“Automate or die” could be the slogan for building a scalable cloud UC platform. Cloud UC platforms that combine voice, video, mobility, web, contact center, and analytics functionality with data and telco networks can get pretty complicated. Trying to manage a multi-tenant platform spread over multiple data centers and hundreds or thousands of virtual machines is simply not possible without the heavy use of automation. Running a cloud service at scale means you can’t have sys admins running around doing things by hand. Not only will they not be able to get the job done in any reasonable amount of time, but the end product will be rife with manual errors, discrepancies, and supportability issues.
The good news is that there are very good automation tools available these days, much better than existed even five years ago. Some of these tools are open source with strong communities around them. In this post and one that will follow, I will focus on server automation. Virtual servers are the most numerous infrastructure elements in our platform and they are the most complicated in terms of their configuration, so it follows that they are the most important elements to wrap with good automation. I generally stay away from the Chef vs. Puppet vs. CFEngine religious wars people get wrapped up in. To me, it matters much less which tool you choose (we chose Chef), but that you choose a tool which supports four key requirements.
1. A pull- vs. push-based architecture. You want the servers in your environment to pull their configs on a regular basis from a set of distribution servers, instead of trying to push configs from a central point out to your servers. Previously, I worked extensively with a product that had a push-based architecture and I found it much harder to scale that type of architecture as you grow the number of servers under management. You also run into all sorts of issues with simple things like a host being down when you go to push, or not being available when you go to push. Do you then remember to push to the failed host again later? A pull model is much more resilient to these types of failures and naturally scales as you can put more distribution servers in place and load balance inbound requests across them as you grow.
2. A fine-grained configuration vocabulary that can be parameterized. You need to be able to express any type of configuration in the tool, from an entire service configuration down to an individual change within a text-based configuration file. Image-based approaches may be tempting in their simplicity, but will really only work well for initial server provisioning, not for ongoing management of that server, which often requires fine grained change. Further, you need to be able to support variables or parameters that will vary server to server. Otherwise you won’t be able to automate many of the interesting bits of your configuration.

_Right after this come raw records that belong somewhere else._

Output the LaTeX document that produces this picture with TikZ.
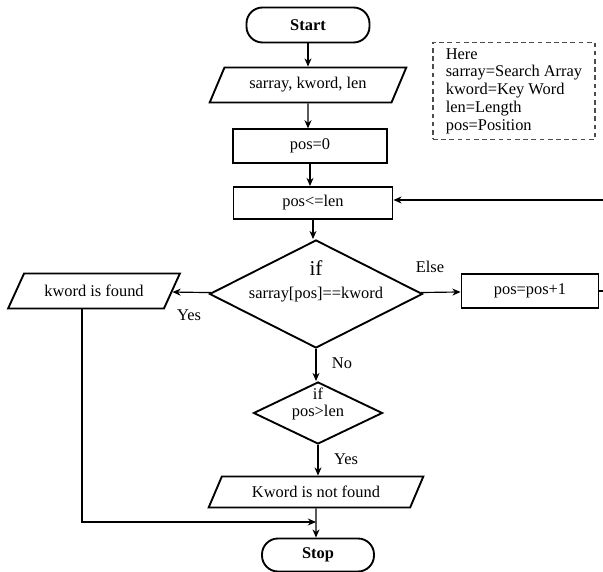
\documentclass[tikz,border=0pt]{standalone}
\usepackage{fontspec}
\setmainfont{Liberation Serif}
\usepackage{tikz}
\usetikzlibrary{shapes.geometric, arrows.meta}
\tikzstyle{startstop} = [rectangle, rounded corners=0.48cm, minimum width=3.69cm, minimum height=1.05cm, text centered, draw=black, line width=1.6pt, font=\fontsize{14}{15.2}\selectfont\bfseries]
\tikzstyle{io} = [trapezium, trapezium left angle=64, trapezium right angle=116, trapezium stretches=true, minimum height=1.05cm, text centered, draw=black, line width=1.6pt]
\tikzstyle{process} = [rectangle, minimum width=4.62cm, minimum height=1cm, text centered, draw=black, line width=1.6pt]
\tikzstyle{decision} = [diamond, inner sep=0pt, draw=black, line width=1.6pt]
\tikzstyle{note} = [rectangle, dashed, dash pattern=on 4pt off 3pt, draw=black!70, line width=1pt, align=left, minimum width=4.86cm, minimum height=2.91cm]
\tikzstyle{arrow} = [line width=1pt,->,>={Stealth[length=7pt,width=6pt]}]

\begin{document}
\begin{tikzpicture}[x=0.03cm, y=-0.03cm, every node/.style={font=\fontsize{14}{15.2}\selectfont}]
\useasboundingbox (0,0) rectangle (603,572);
\node(start)[startstop] at (308,25){Start};
\node(io1)[io,minimum width=5.9cm] at (308,85){sarray, kword, len};
\node(pro1)[process] at (310,146){pos=0};
\node(pro2)[process,minimum width=4.77cm,minimum height=0.96cm] at (313,203){pos\textless=len};
\node(dec1)[decision,minimum width=6.39cm,minimum height=3.24cm] at (316,294){};
\node(if1) at (316,268){\fontsize{18}{18}\selectfont if};
\node(cmp1) at (316,295){sarray[pos]==kword};
\node(io2)[io,trapezium left angle=58,trapezium right angle=122,minimum width=5.16cm] at (94,291){kword is found};
\node(pro3)[process,minimum width=4.11cm,minimum height=1.02cm] at (530,291){pos=pos+1};
\node(dec2)[decision,minimum width=3.87cm,minimum height=1.86cm] at (318,413){};
\node(cmp2)[align=center] at (318,404){if\\pos\textgreater len};
\node(io3)[io,minimum width=6.45cm,minimum height=0.93cm] at (316,492){Kword is not found};
\node(stop)[startstop,minimum width=3.36cm,minimum height=0.99cm] at (318,555){Stop};
\node(note1)[note] at (514,91){Here\\sarray=Search Array\\kword=Key Word\\len=Length\\pos=Position};

% branch labels
\node(yes1) at (189,315){Yes};
\node(else1) at (430,267){Else};
\node(no1) at (342,363){No};
\node(yes2) at (346,459){Yes};

\coordinate(loop1) at (612,200);
\coordinate(join1) at (316,522);

\draw[arrow] (start) -- (start |- io1.north);
\draw[arrow] (io1) -- (io1 |- pro1.north);
\draw[arrow] (pro1) -- (pro1 |- pro2.north);
\draw[arrow] (pro2) -- (pro2 |- dec1.north);
\draw[arrow] (dec1) -- (io2);
\draw[arrow] (dec1) -- (pro3);
\draw[arrow] (pro3.east) -| (loop1) -- (loop1 -| pro2.east);
\draw[arrow] (dec1) -- (dec1 |- dec2.north);
\draw[arrow] (dec2) -- (dec2 |- io3.north);
\draw[arrow] (io3) -- (io3 |- stop.north);
\draw[arrow] ([xshift=-0.36cm]io2.south) |- (join1);

\end{tikzpicture}
\end{document}
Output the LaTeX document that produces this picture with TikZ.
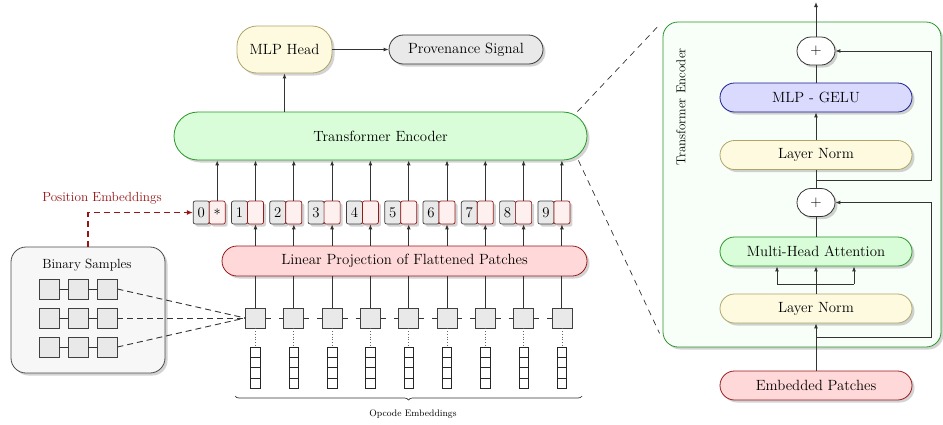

3. Declarative vs. procedural blueprints of your configurations. A lot of people focus on the initial provisioning of a server using, say, a bash script. But then that script and all the knowledge in it can’t be used to manage the server over time, and your servers start drifting from their ideal state as soon as they are provisioned. A declarative approach states what the end goal configuration state should look like on the server, and it’s up to the automation tool to make the changes necessary to achieve that state. It’s a subtle distinction, but it means that you can use a developed blueprint both for initial provisioning of the server, and also on an ongoing basis to keep the configuration from drifting, and to effect change and maintain that server over time.
4. Ability to group your servers in flexible ways and attach blueprints to those groups. Grouping servers according to environment, data center, function, type, version, discovered attributes, etc. is key, as those groups will serve as targets for automation actions. Attaching a set of blueprints to a group of servers should trigger the system to automatically make sure the configuration state described in the blue prints is realized on the target servers. This is how you move from dealing with one server at a time to entire groups or classes of servers. If the group contains five servers or 5000 servers, the human labor is similar.
The obvious benefit we have gotten out of our adoption of a tool like Chef is that our teams are able to manage many more servers than we could before, our environments are more consistent and stable, and our platform is much more responsive, so we can bring new capacity online without a lot of manual labor. Even building out entirely new data centers is vastly easier if you already have blueprints developed for your platform components.
The more subtle benefit is that our internal alignment between development and operations has improved. You will sometimes see this combination of dev and ops around an automation tool like Chef referred to as “devops.” In adopting a devops approach, we have found that the rate at which we are able to release features has dramatically improved. I’ve always maintained that running an effective cloud service means that your dev and ops teams have to be in close alignment. Our use of Chef has been immensely helpful in achieving this goal, and I would recommend it to anyone trying to run a cloud service at scale.